UAE backs India on Kashmir issue

27th Sep 2019
UAE backs India on Kashmir issue

Indian Prime Minister, Narendra Modi and Crown Prince of UAE Sheikh Mohammed bin Zayed Al Nahyan in August (Photo: Narendra Modi official Flickr Commons)

Nadine Osman

Indian Prime Minister, Narendra Modi, on August 25 received the United Arab Emirates (UAE) highest civilian honour, as rights activists condemn Modi Government’s brutal clampdown on the Muslim-majority Indian Administered Kashmir.

The Gulf nation’s Ambassador to India, Ahmad Al Banna, observed that the recognition of states is not a unique incident in the history of independent India and that it was mainly aimed at reducing regional disparity and improving efficiency.

“The reorganisation of states is not a unique incident in the history of independent India and that it was mainly aimed at reducing regional disparity and improving efficiency. It is an internal matter as stipulated by the Indian Constitution,” the envoy said on August 6.

Further, the UAE hoped that the changes would improve social justice and security and confidence of the people in the local governance and will encourage further stability and peace.

On August 5, Modi revoked provisions of Article 370 that gave special status to Jammu and Kashmir. Modi said he wanted to end the isolation that had kept the state “underdeveloped to serve the vested interests of a few. This isolation also allowed some of the youth to be misguided, get radicalised and take to violence and terrorism.”

Crown Prince Sheikh Mohammed bin Zayed Al Nahyan awarded Modi the Order of Zayed medal during his visit to the capital, reinforcing ties between the two countries.

The Crown Prince personally put the gold medal around Modi’s neck. Modi had been announced as a recipient of the prize in April, days before winning re-election, in a tweet from Sheikh Mohammed bin Zayed Al Nahyan.
Modi thanked the UAE’s leadership for backing India on the issue. He said the UAE had shown “full understanding” of the strong steps India has taken against terrorism. “We have exemplary cooperation to ensure mutual security,” he said.

Modi said strengthening ties with the UAE remained one of the most important foreign policy priorities of his Government. Talking about cooperation in all sectors between India and the UAE, he said the rapport shared between the leaders had helped the countries break new ground.

Not all Muslim countries remained neutral or branded the move an internal matter. Speaking during Friday prayers in Tehran, Iran, last month, Ayatullah Mohammad Ali Movahedi-Kermani, called revoking Kashmir’s autonomy “an ugly act” and warned India “to prevent confrontations with the Muslims” as “this is not in India’s interest or the interest of the region.”
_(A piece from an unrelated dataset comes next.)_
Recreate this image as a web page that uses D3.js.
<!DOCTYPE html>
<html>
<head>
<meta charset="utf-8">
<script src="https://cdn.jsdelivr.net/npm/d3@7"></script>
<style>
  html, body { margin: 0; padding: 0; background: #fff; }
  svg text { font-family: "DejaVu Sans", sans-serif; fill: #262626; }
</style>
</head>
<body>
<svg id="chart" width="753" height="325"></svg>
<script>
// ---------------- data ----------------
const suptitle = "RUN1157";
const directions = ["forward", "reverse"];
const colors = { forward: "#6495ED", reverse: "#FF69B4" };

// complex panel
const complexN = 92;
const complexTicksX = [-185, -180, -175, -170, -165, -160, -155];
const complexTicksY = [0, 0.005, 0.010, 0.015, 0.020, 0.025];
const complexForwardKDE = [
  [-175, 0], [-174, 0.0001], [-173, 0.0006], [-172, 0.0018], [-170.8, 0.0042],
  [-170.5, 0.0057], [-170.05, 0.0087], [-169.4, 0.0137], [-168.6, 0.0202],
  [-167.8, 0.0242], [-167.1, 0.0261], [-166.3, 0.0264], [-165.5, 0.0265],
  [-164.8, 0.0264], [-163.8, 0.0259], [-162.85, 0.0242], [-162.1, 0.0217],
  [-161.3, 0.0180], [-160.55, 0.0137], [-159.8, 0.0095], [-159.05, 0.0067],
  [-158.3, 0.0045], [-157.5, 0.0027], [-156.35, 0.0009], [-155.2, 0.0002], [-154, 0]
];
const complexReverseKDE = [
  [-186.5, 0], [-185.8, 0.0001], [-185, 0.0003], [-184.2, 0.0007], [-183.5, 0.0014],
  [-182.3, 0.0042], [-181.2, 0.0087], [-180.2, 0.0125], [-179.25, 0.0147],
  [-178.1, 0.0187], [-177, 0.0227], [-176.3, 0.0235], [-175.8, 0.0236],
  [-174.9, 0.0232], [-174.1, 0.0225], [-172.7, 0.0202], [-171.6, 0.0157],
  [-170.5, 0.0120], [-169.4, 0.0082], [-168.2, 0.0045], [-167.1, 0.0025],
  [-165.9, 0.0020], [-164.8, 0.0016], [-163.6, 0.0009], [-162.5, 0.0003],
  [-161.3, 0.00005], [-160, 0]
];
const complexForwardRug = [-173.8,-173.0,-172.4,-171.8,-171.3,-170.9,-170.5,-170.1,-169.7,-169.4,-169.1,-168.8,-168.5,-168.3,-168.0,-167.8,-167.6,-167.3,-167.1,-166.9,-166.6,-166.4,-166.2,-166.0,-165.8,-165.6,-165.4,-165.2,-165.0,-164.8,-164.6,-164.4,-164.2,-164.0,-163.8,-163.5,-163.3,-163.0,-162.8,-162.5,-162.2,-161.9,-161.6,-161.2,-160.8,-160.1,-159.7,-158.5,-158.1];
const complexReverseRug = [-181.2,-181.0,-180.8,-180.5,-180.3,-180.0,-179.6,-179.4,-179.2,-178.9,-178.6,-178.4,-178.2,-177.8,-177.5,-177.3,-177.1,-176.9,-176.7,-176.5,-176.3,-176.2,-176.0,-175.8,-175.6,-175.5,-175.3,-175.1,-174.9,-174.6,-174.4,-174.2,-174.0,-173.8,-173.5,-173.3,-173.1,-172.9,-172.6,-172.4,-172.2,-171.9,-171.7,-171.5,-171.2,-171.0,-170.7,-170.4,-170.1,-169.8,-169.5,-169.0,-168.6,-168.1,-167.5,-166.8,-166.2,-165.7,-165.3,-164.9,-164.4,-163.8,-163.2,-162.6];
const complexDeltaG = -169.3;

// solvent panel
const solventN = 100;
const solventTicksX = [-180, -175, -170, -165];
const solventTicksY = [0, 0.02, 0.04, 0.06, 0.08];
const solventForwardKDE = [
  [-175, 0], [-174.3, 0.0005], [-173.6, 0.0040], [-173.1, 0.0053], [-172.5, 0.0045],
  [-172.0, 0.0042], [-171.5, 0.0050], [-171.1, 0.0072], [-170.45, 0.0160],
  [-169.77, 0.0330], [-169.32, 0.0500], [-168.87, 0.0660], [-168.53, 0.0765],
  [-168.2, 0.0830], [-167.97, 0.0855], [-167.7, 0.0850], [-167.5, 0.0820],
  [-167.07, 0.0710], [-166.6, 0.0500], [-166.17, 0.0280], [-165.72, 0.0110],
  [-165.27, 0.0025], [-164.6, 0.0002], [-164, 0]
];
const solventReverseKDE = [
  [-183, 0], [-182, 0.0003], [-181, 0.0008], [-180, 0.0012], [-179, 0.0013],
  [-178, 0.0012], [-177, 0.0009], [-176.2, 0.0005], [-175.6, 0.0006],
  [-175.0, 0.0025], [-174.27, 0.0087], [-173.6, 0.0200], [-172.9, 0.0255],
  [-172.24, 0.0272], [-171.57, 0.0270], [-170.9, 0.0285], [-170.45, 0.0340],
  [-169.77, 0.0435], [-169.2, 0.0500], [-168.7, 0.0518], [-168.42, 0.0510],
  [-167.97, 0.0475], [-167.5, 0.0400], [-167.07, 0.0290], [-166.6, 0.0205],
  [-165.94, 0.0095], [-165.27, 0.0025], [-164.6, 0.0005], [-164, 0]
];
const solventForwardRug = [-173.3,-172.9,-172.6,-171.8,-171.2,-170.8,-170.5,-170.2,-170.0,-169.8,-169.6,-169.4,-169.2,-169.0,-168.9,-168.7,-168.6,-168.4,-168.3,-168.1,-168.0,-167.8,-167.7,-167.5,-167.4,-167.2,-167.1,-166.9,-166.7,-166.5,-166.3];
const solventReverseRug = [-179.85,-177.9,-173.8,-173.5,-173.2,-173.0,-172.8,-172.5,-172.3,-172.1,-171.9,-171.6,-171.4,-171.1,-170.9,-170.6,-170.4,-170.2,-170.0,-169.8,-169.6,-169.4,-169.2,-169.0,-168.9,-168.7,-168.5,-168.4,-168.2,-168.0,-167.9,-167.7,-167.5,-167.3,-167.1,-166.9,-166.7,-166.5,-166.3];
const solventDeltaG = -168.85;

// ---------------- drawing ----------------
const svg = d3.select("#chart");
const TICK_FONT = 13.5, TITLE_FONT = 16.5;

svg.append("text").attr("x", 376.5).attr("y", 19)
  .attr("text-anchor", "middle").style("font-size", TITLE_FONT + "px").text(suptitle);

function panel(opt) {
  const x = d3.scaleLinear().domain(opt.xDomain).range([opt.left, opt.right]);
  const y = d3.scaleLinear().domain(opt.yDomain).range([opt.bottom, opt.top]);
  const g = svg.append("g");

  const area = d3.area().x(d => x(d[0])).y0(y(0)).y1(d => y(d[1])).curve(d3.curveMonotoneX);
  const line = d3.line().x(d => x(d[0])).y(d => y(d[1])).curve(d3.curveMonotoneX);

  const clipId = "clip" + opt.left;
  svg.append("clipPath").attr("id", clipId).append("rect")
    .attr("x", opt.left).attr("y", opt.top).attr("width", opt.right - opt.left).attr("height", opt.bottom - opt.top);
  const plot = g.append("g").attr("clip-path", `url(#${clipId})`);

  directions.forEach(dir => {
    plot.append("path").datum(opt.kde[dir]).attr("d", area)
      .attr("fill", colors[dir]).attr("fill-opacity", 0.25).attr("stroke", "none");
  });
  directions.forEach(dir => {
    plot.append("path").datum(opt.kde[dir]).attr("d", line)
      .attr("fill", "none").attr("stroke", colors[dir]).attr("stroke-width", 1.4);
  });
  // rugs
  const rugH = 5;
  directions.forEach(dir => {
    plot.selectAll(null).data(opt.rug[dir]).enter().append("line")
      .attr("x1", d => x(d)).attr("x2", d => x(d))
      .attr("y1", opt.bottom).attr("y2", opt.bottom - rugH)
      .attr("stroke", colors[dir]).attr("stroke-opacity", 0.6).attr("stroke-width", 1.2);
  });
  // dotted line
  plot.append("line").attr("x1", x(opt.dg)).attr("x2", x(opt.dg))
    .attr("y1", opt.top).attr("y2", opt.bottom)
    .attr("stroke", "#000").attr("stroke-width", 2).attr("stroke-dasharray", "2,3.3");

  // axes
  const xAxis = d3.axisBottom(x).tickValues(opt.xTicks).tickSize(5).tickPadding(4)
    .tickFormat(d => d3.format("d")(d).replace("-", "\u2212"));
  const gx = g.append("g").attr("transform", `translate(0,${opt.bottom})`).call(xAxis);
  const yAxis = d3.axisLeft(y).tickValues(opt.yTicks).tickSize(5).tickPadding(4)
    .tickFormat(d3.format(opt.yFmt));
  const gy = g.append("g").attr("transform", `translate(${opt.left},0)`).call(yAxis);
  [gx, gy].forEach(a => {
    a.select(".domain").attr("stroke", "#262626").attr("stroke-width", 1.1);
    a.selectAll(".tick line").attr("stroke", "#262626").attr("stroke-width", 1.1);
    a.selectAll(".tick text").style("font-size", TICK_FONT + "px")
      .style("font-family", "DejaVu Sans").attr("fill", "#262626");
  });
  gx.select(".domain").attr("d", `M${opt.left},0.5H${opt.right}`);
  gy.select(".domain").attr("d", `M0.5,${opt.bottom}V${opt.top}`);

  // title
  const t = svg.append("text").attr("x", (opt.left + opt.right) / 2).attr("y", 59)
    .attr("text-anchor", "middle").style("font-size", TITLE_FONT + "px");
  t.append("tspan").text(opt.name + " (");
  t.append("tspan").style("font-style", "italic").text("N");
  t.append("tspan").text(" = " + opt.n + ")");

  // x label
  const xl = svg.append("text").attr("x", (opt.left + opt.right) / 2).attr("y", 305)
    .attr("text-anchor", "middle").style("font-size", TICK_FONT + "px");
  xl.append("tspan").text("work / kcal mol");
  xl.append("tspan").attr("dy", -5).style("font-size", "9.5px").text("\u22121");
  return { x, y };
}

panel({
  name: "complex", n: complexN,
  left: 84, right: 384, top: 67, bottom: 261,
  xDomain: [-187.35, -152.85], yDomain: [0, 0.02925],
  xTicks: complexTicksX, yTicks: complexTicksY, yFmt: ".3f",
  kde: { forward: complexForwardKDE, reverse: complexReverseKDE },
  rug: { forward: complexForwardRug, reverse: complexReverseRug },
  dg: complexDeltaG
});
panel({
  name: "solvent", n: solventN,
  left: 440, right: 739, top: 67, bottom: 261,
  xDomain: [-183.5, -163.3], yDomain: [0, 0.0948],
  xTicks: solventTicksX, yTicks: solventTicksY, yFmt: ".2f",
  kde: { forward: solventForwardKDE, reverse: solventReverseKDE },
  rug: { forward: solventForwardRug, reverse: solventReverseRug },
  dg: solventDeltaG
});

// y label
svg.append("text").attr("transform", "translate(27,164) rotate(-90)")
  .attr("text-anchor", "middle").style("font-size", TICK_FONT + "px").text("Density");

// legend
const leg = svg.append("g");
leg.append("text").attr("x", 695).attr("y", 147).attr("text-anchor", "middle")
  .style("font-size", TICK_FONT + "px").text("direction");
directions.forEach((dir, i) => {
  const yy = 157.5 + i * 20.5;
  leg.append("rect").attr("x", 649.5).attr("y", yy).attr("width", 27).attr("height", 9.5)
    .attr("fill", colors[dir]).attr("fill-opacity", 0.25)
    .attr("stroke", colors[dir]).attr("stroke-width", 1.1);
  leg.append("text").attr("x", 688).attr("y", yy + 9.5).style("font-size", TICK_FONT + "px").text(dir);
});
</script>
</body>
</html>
Members of Turkish non-governmental organisations (NGOs) gathered outside the Indian Embassy in Ankara to express solidarity with the oppressed people of Kashmir. Members of the NGOs carried placards reading “The people of Kashmir want freedom” and “Kashmiris should be given the right to choose their political future.”

Senior Turkish lawmaker on September 19 called on the Indian Government to end the worsening human right violations in the State “as immediately as possible.” “Human rights violations have shown a massive increase in Jammu and Kashmir since Aug. 5, 2019,” Hakan Çavuşoğlu, the head of the Turkish Parliament’s Human Rights Commission, said in a statement.

Hakan Çavuşoğlu mentioned how thousands of troops were deployed to the region in early August before India took the sudden, unprecedented move of revoking the region’s special status. “I call on the Indian Government to end the human right violations in Jammu and Kashmir as immediately as possible,” he said.

Human Right Watch (HRW) called on India to immediately release detained Kashmiris who have not been charged with a recognisable offence. Several thousand Kashmiris, including politicians and opposition activists, have been held in preventive detention since August 5. Those detained include approximately 400 elected officials and political leaders, as well as former chief ministers of the State belonging to the National Conference and the Jammu and Kashmir People’s Democratic Party.

The authorities have reportedly detained nearly 4,000 people, including supporters of political parties, separatist leaders, lawyers, journalists, and people who allegedly had records of participating in protests.

There have been serious allegations of torture and beatings. Many detainees have not been allowed to contact their families or lawyers. According to an official document seen by Reuters, as of September 6, the authorities had arrested more than 3,800 people, and of them, 2,600 had been released. The Government should release a list of all detainees and their whereabouts, HRW said.

“Anyone who has been detained in Kashmir without evidence of a crime should be immediately and unconditionally released,” said Meenakshi Ganguly, South Asia Director at HRW. “It is essential for the authorities to allow every detainee access to lawyers and family members.”